If armed, the good guys can win

July 23, 2010|By JAMES WARNER

I am writing to respond to the column by Dan K. Thomasson in The (July 20) Herald Mail.

Thomasson is unhappy with the Supreme Court because of Justice Alito's opinion in the recent McDonald case, in which the court ruled that the Chicago law forbidding handguns in the home was unconstitutional.

Thomasson claims that the National Rifle Association "disdains to bring sanity into the gun debate." Really? I retired from the legal office of the NRA and do not recall ever being instructed to omit sanity from a legal argument. By "sanity," one must assume, Thomasson means that state in which one's perceptions conform to objective reality.
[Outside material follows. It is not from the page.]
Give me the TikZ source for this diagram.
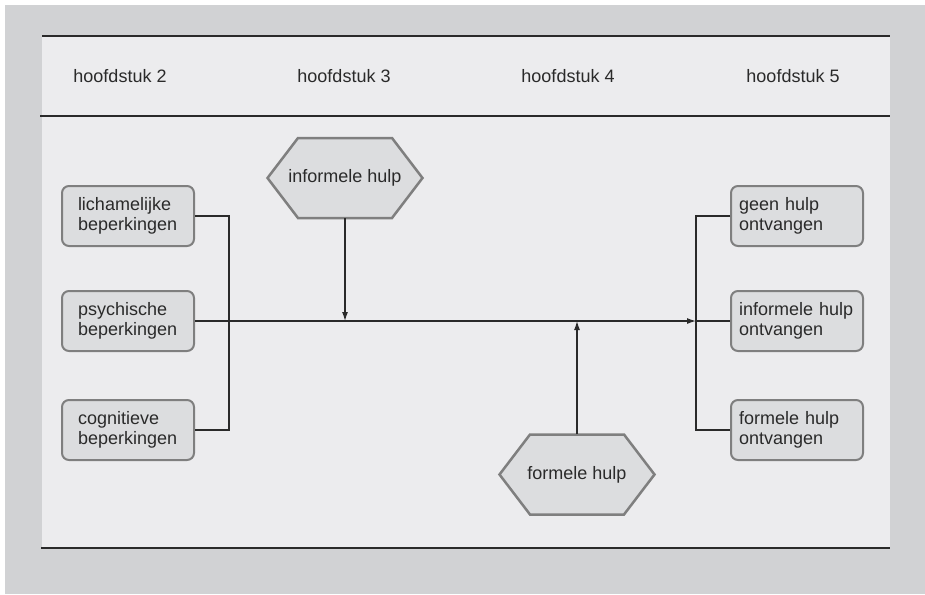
\documentclass[tikz,border=0pt]{standalone}
\usepackage{fontspec}
\setmainfont{Liberation Sans}
\usetikzlibrary{arrows.meta,calc,backgrounds}
\definecolor{outergray}{HTML}{D1D2D4}
\definecolor{panel}{HTML}{ECECEE}
\definecolor{boxfill}{HTML}{DCDDDF}
\definecolor{boxline}{HTML}{7F7F7F}
\definecolor{ink}{HTML}{2A2A2A}
\begin{document}
\begin{tikzpicture}[x=1pt,y=-1pt,
  every node/.style={font=\fontsize{18}{20}\selectfont, text=ink},
  head/.style={inner sep=0pt},
  lbox/.style={draw=boxline, line width=2pt, fill=boxfill, rounded corners=7pt,
    minimum width=132pt, minimum height=60pt, inner xsep=16pt, inner ysep=0pt,
    text width=100pt, align=left},
  rbox/.style={draw=boxline, line width=2pt, fill=boxfill, rounded corners=7pt,
    minimum width=132pt, minimum height=60pt, inner xsep=8pt, inner ysep=0pt,
    text width=116pt, align=left},
  hexnode/.style={minimum height=80pt, inner sep=0pt},
  hexline/.style={draw=boxline, line width=2.5pt, fill=boxfill, line join=miter},
  conn/.style={draw=ink, line width=1.2pt},
  arr/.style={conn, -{Latex[length=9pt,width=6pt]}},
  rule/.style={draw=ink, line width=1.5pt}
]
\useasboundingbox (0,0) rectangle (925,594);
\begin{scope}[on background layer]
\fill[white] (0,0) rectangle (925,594);
\fill[outergray] (5,5) rectangle (925,594);
\fill[panel] (42,36) rectangle (890,548);
\end{scope}
\coordinate (tl) at (42,36);
\coordinate (tr) at (890,36);
\coordinate (ml) at (40,116);
\coordinate (mr) at (890,116);
\coordinate (bl) at (41,548);
\coordinate (br) at (890,548);
\draw[rule] (tl) -- (tr);
\draw[rule] (ml) -- (mr);
\draw[rule] (bl) -- (br);

\node[head] (h2) at (120,76) {hoofdstuk 2};
\node[head] (h3) at (344,76) {hoofdstuk 3};
\node[head] (h4) at (568,76) {hoofdstuk 4};
\node[head] (h5) at (793,76) {hoofdstuk 5};

\node[lbox] (l1) at (128,216) {lichamelijke\\beperkingen};
\node[lbox] (l2) at (128,321) {psychische\\beperkingen};
\node[lbox] (l3) at (128,430) {cognitieve\\beperkingen};

\node[rbox] (r1) at (797,216) {geen hulp\\ontvangen};
\node[rbox] (r2) at (797,321) {informele hulp\\ontvangen};
\node[rbox] (r3) at (797,430) {formele hulp\\ontvangen};

\node[hexnode] (inf) at (345,178) {informele hulp};
\node[hexnode] (fh) at (577,474.5) {formele hulp};
\begin{scope}[on background layer]
\foreach \h in {inf,fh}{
  \path[hexline] ($(\h.center)+(-47,-40)$) -- ($(\h.center)+(47,-40)$)
    -- ($(\h.center)+(77.5,0)$) -- ($(\h.center)+(47,40)$)
    -- ($(\h.center)+(-47,40)$) -- ($(\h.center)+(-77.5,0)$) -- cycle;
}
\end{scope}

\coordinate (lj) at (229,321);
\coordinate (rj) at (696,321);
\coordinate (infj) at (inf.south |- rj);
\coordinate (fhj) at (fh.north |- rj);

\draw[conn] (l1.east) -| (lj) |- (l3.east);
\draw[arr] (l2.east) -- (rj);
\draw[conn] (rj) -- (r2.west);
\draw[conn] (r1.west) -| (rj) |- (r3.west);
\draw[arr] (inf.south) -- (infj);
\draw[arr] (fh.north) -- (fhj);
\end{tikzpicture}
\end{document}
In this case, Thomasson claims that the Supreme Court, while deliberating this decision, ignored the fact that "258 school children were injured by guns in Chicago, 32 of them fatally, in a short period." Injecting sanity into the gun debate, the correct way to say this would be "258 children were wounded by evil people who used guns illegally." Further, these shootings occurred before the court had ruled that the gun laws were unconstitutional. How, then, if guns were illegal, did these children come to be wounded by people with guns? Necessarily, people so evil as to be indifferent to injuries, including fatal injuries, to children, would also be indifferent to laws forbidding guns. What value, then, are such laws?


It seems, then, that before the decision, the bad guys in Chicago were armed. The issue, in the McDonald case, was whether good guys could be armed to defend themselves against the bad guys whom we know, from the casualty statistics cited by Thomasson, to be already armed. As there are more good people than bad, if we were also armed, who would win? This question was posed long ago by the late Col. Jeff Cooper, the "gunner's guru." Since the answer is obvious, however, it is timeless in application.
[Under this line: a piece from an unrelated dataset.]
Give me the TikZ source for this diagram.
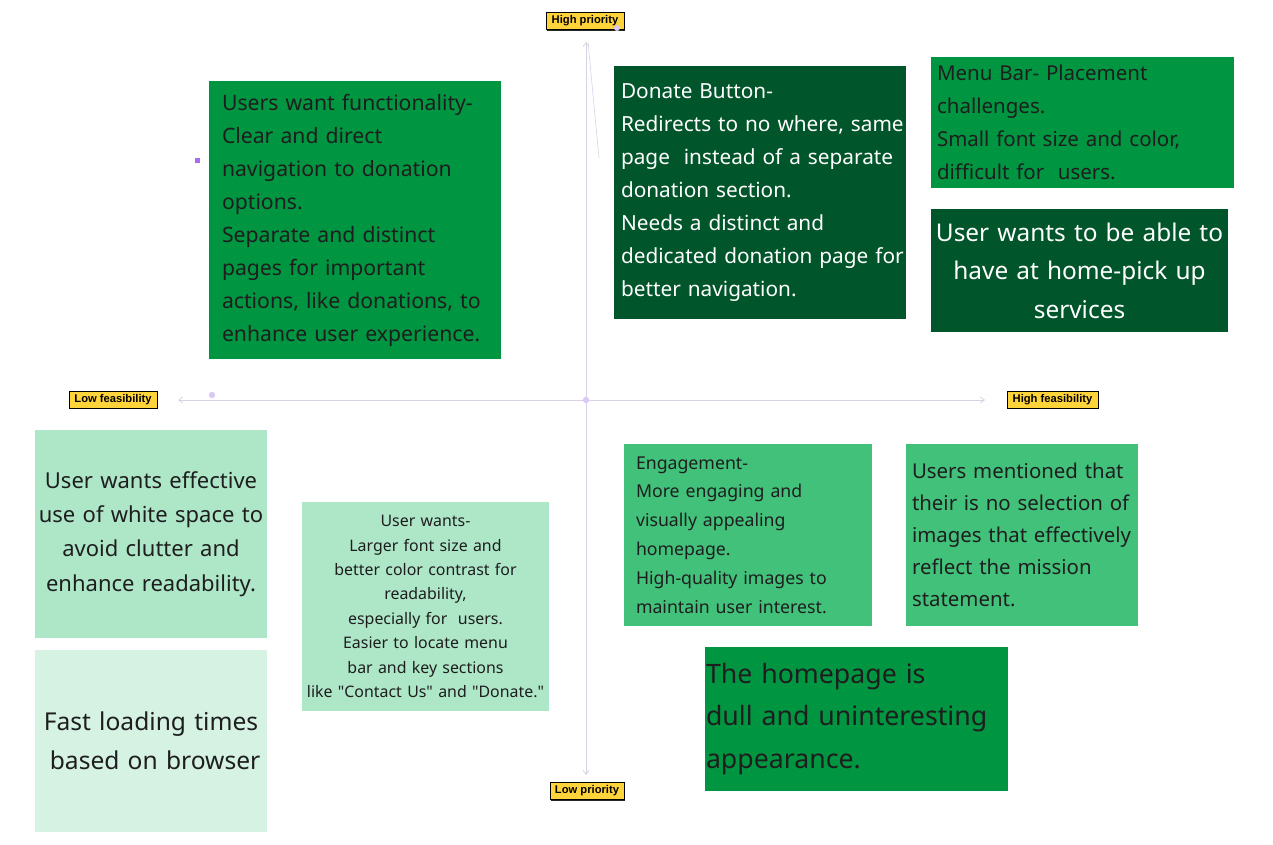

Thomasson implies that the Second Amendment is out of date, having been written in the 18th century for a frontier society. However, the right to keep and bear arms did not originate with the Second Amendment, nor in a frontier society, nor in the 18th century. In 1689, in heavily populated England, in the first Parliament of William and Mary, following the expulsion of the last Stuart King, James II, the Bill of Rights was passed to restore those natural rights which had been usurped by the Stuart dynasty. Until the advent of the Stuarts, English subjects had, since time immemorial (i.e., at least since 1185 A.D.) enjoyed the right to arms for self defense. The Second Amendment merely served to protect that right.

My family has just returned from our annual sojourn in Northern Vermont. Vermont is the last place in the English speaking world in which the right to keep and bear arms, as restored by Parliament in 1689, remains untouched. In Vermont one may carry arms, whether concealed or openly, without a permit from the government. Since I sometimes fish in lonely places and at odd hours, I frequently carry a concealed pistol. Curiously, I can recall no period, short or long, during which 258 school children were shot by criminals with guns in Vermont. Why is Vermont different from Chicago?

Let me suggest that the difference is cultural. Our hearts are influenced by our surroundings. If we are in a milieu which condones evil, we are tempted to be evil ourselves. Thus, if one person is willing to unlawfully use a gun to injure the innocent, others may be tempted to follow his example. Laws cannot change that, but culture can. As a Christian, I am bound to believe that even the most malignant heart may yet respond to a moral appeal. Out of love for my fellow man, which God commands, I am bound, therefore, to present the case for a moral regard for the natural rights of others.

I recognize the objective reality that there are some hearts which will not respond to a moral appeal. Therefore, that same love, in accordance with that same command, requires me to be prepared to step between the evil and the innocent. Unless I am armed, like the bad guys, such intervention is unlikely to be fruitful, however. That is why I will continue to support the NRA until every jurisdiction in America has the same gun laws as Vermont.

James Warner of Rohrersville is a retired attorney.